Success as a leader is built upon a strong foundation comprised of character, values, competence, and trustworthiness (or as I term it: trustability). These attributes are all on display and in large part determine whether others decide to trust and do their best work for the leader.

One additional and a critically important component of the leader’s foundation is purpose. Purpose answers the “Why” someone chooses to lead. Ken Blanchard references this as Leadership-Point-of-View (LPOV). Regardless of what you call it, clarity for a leader’s higher sense of purpose is an essential ingredient for high performance. Additionally, “purpose” is malleable and shapeable through coaching.

I help emerging leaders think about and articulate purpose through two primary tools: a leadership charter and a set of leadership values. The charter typically starts with, “My purpose as a leader is… , and goes on to spell out the behaviors and values the leader aspires to deliver and to be accountable for in this role. The best leadership charters include input from team members and are visible artifacts in the working environment.

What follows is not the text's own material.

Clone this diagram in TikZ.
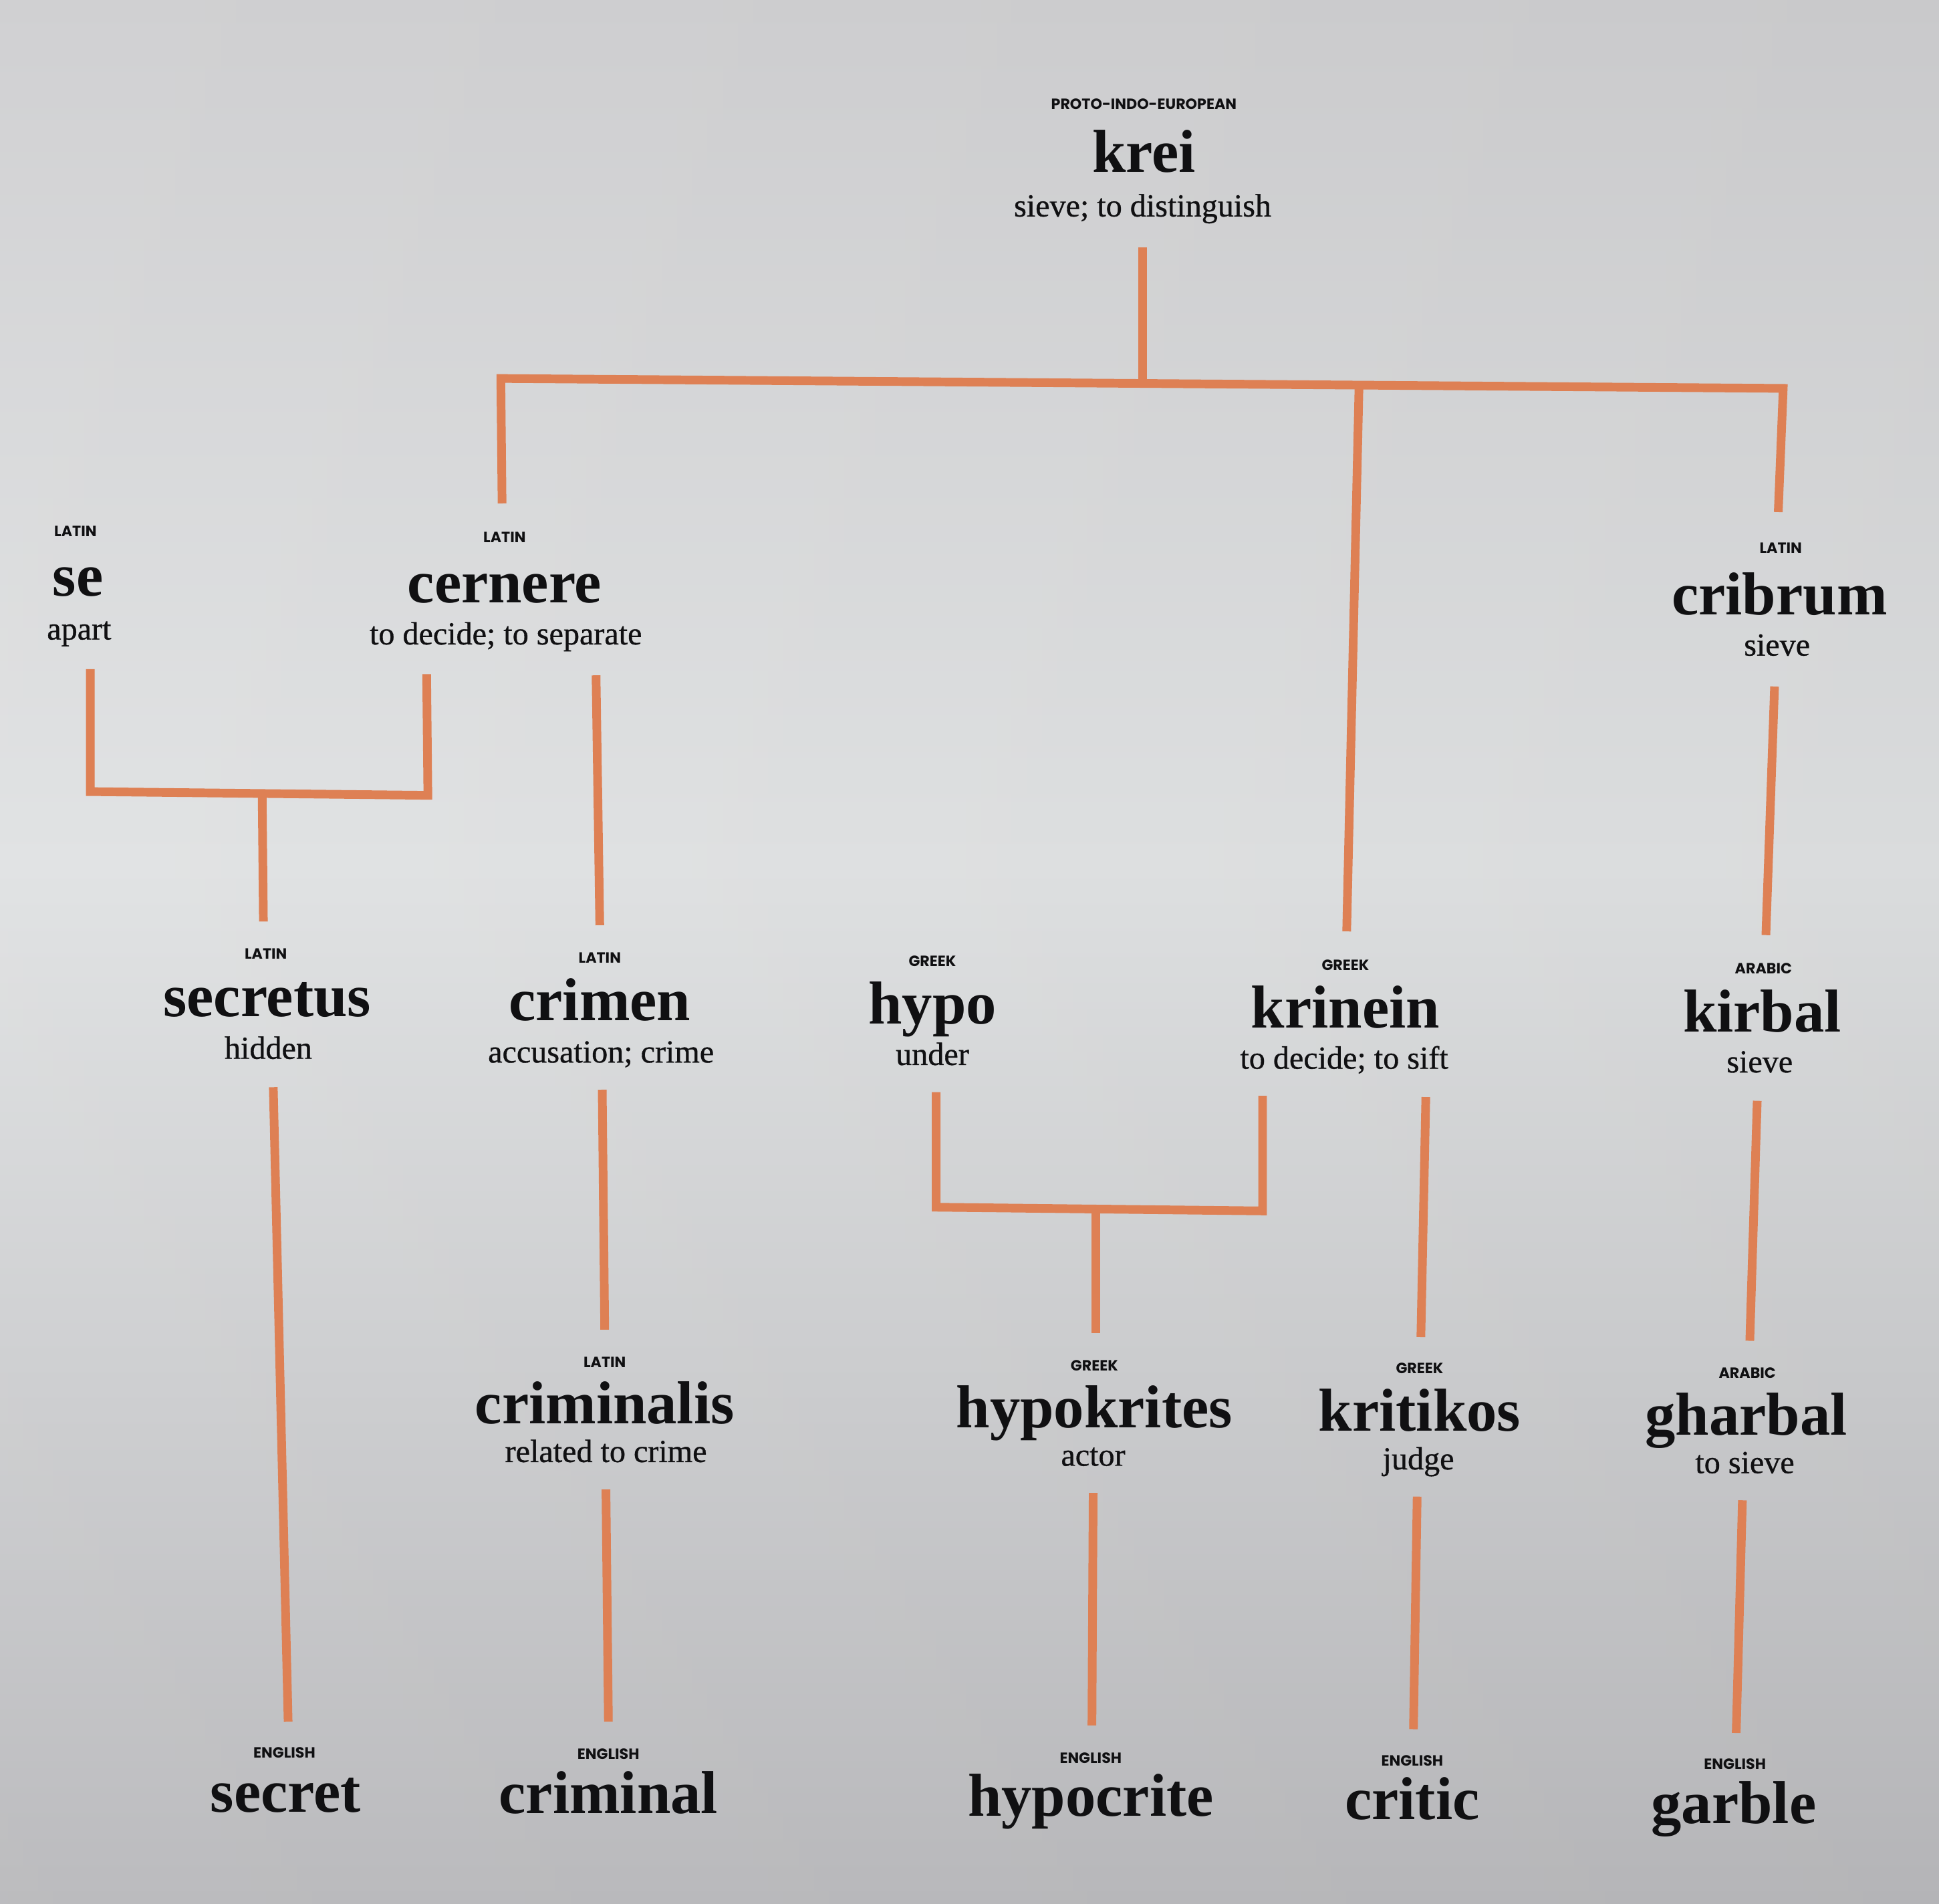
\documentclass[tikz,border=0pt]{standalone}
\usepackage{fontspec}
\setmainfont{Liberation Serif}
\newfontfamily\labfont{Poppins}
\newfontfamily\glossfont[FakeBold=0.7]{Liberation Serif}
\definecolor{wire}{RGB}{222,128,84}
\definecolor{ink}{RGB}{16,16,18}
\definecolor{wallTop}{RGB}{206,206,208}
\definecolor{wallMid}{RGB}{224,226,227}
\definecolor{wallBot}{RGB}{184,184,187}
\begin{document}
\begin{tikzpicture}[x=1pt,y=-1pt,
  lang/.style={anchor=base, inner sep=0pt, font=\labfont\bfseries\fontsize{12}{12}\selectfont, text=ink},
  word/.style={anchor=base, inner sep=0pt, font=\bfseries\fontsize{49}{50}\selectfont, text=ink},
  gloss/.style={anchor=base, inner sep=0pt, font=\glossfont\fontsize{26}{27}\selectfont, text=ink},
  link/.style={draw=wire, line width=7pt, line join=miter}]
\useasboundingbox (0,0) rectangle (1568,1539);
\shade[top color=wallTop, bottom color=wallMid] (0,0) rectangle (1568,700);
\shade[top color=wallMid, bottom color=wallBot] (0,700) rectangle (1568,1539);
\shade[left color=white, right color=black!50, fill opacity=0.06] (0,0) rectangle (1568,1539);

% ---- row 0
\node[lang]  (kreiL) at (925,88.5) {PROTO-INDO-EUROPEAN};
\node[word]  (krei)  at (925,139) {krei};
\node[gloss] (kreiG) at (924,175) {sieve; to distinguish};

% ---- row 1
\node[lang]  (seL) at (61,433.5) {LATIN};
\node[word]  (se)  at (63,482) {se};
\node[gloss] (seG) at (64,517) {apart};

\node[lang]  (cerL) at (408,438.5) {LATIN};
\node[word]  (cer)  at (408,487) {cernere};
\node[gloss] (cerG) at (409,521) {to decide; to separate};

\node[lang]  (criL) at (1440,447.5) {LATIN};
\node[word]  (cri)  at (1439,497) {cribrum};
\node[gloss] (criG) at (1437,530) {sieve};

% ---- row 2
\node[lang]  (secL) at (215,775.5) {LATIN};
\node[word]  (sec)  at (216,822) {secretus};
\node[gloss] (secG) at (217,856) {hidden};

\node[lang]  (crmL) at (485,778.5) {LATIN};
\node[word]  (crm)  at (485,825) {crimen};
\node[gloss] (crmG) at (486,859) {accusation; crime};

\node[lang]  (hypL) at (754,781.5) {GREEK};
\node[word]  (hyp)  at (754,828) {hypo};
\node[gloss] (hypG) at (754,861) {under};

\node[lang]  (krnL) at (1088,784.5) {GREEK};
\node[word]  (krn)  at (1088,831) {krinein};
\node[gloss] (krnG) at (1087,864) {to decide; to sift};

\node[lang]  (kirL) at (1426,787.5) {ARABIC};
\node[word]  (kir)  at (1425,834) {kirbal};
\node[gloss] (kirG) at (1423,867) {sieve};

% ---- row 3
\node[lang]  (crlL) at (489,1105.5) {LATIN};
\node[word]  (crl)  at (489,1151) {criminalis};
\node[gloss] (crlG) at (490,1182) {related to crime};

\node[lang]  (hykL) at (885,1108.5) {GREEK};
\node[word]  (hyk)  at (885,1154) {hypokrites};
\node[gloss] (hykG) at (884,1185) {actor};

\node[lang]  (kriL) at (1148,1110.5) {GREEK};
\node[word]  (kri)  at (1148,1157) {kritikos};
\node[gloss] (kriG) at (1147,1188) {judge};

\node[lang]  (ghaL) at (1413,1114.5) {ARABIC};
\node[word]  (gha)  at (1412,1160) {gharbal};
\node[gloss] (ghaG) at (1411,1191) {to sieve};

% ---- row 4 (English)
\node[lang] (e1L) at (230,1421.5) {ENGLISH};
\node[word] (e1)  at (231,1465) {secret};
\node[lang] (e2L) at (492,1422.5) {ENGLISH};
\node[word] (e2)  at (492,1466) {criminal};
\node[lang] (e3L) at (882,1425.5) {ENGLISH};
\node[word] (e3)  at (882,1468) {hypocrite};
\node[lang] (e4L) at (1142,1427.5) {ENGLISH};
\node[word] (e4)  at (1142,1471) {critic};
\node[lang] (e5L) at (1403,1430.5) {ENGLISH};
\node[word] (e5)  at (1402,1474) {garble};

% ---- connector end points
\coordinate (kreiB) at (924,200);
\coordinate (kreiJ) at (924,308);
\coordinate (busL)  at (405,306);
\coordinate (busR)  at (1442,314);
\coordinate (cerT)  at (406,407);
\coordinate (criT)  at (1438,414);
\coordinate (krnJ)  at (1099,311);
\coordinate (krnT)  at (1089,753);

\coordinate (seB)   at (73,541);
\coordinate (seJ)   at (73,640);
\coordinate (cerJ)  at (346,643);
\coordinate (cerB1) at (345,545);
\coordinate (secJ)  at (212,642);
\coordinate (secT)  at (213,745);

\coordinate (cerB2) at (482,546);
\coordinate (crmT)  at (485,748);
\coordinate (criB)  at (1435,555);
\coordinate (kirT)  at (1428,756);

\coordinate (secB)  at (221,879);
\coordinate (e1T)   at (233,1392);
\coordinate (crmB)  at (487,881);
\coordinate (crlT)  at (489,1075);
\coordinate (crlB)  at (490,1204);
\coordinate (e2T)   at (492,1392);

\coordinate (hypB)  at (757,883);
\coordinate (hypJ)  at (757,976);
\coordinate (krnJ2) at (1021,979);
\coordinate (krnB1) at (1021,886);
\coordinate (hykJ)  at (886,978);
\coordinate (hykT)  at (886,1078);

\coordinate (krnB2) at (1153,887);
\coordinate (kriT)  at (1149,1081);
\coordinate (kirB)  at (1421,890);
\coordinate (ghaT)  at (1415,1084);

\coordinate (hykB)  at (884,1207);
\coordinate (e3T)   at (883,1395);
\coordinate (kriB)  at (1146,1210);
\coordinate (e4T)   at (1143,1398);
\coordinate (ghaB)  at (1409,1213);
\coordinate (e5T)   at (1404,1401);

% ---- connectors
\draw[link] (kreiB) -- (kreiJ);
\draw[link] (cerT) -- (busL) -- (busR) -- (criT);
\draw[link] (krnJ) -- (krnT);

\draw[link] (seB) -- (seJ) -- (cerJ) -- (cerB1);
\draw[link] (secJ) -- (secT);
\draw[link] (cerB2) -- (crmT);
\draw[link] (criB) -- (kirT);

\draw[link] (secB) -- (e1T);
\draw[link] (crmB) -- (crlT);
\draw[link] (crlB) -- (e2T);

\draw[link] (hypB) -- (hypJ) -- (krnJ2) -- (krnB1);
\draw[link] (hykJ) -- (hykT);
\draw[link] (krnB2) -- (kriT);
\draw[link] (kirB) -- (ghaT);

\draw[link] (hykB) -- (e3T);
\draw[link] (kriB) -- (e4T);
\draw[link] (ghaB) -- (e5T);
\end{tikzpicture}
\end{document}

A manager working with and exposing emerging leaders to informal opportunities to guide groups and lead initiatives can and should encourage the individuals to think about their “Why.” I wish I had been pushed earlier in my career to tune into what it meant to me to lead and to better develop a listing of my priorities.

The 4 Pillars of Emerging Leaders:

1. Leadership Flexibility

Effective leaders learn to flex their approaches to fit the person, team, and situation. In reality, a leader plays many roles over time and sometimes on a daily basis, and needs to learn to play the right role for each situation. From servant to defender to parent to coach to guide, a manager must assess the situation and flex and adapt depending upon circumstances.

For the manager developing emerging leaders, the questions: “What is your role in this situation?” as well as “How do you think your approach worked?” and “How might you have flexed to create a better outcome?” drive essential coaching discussions.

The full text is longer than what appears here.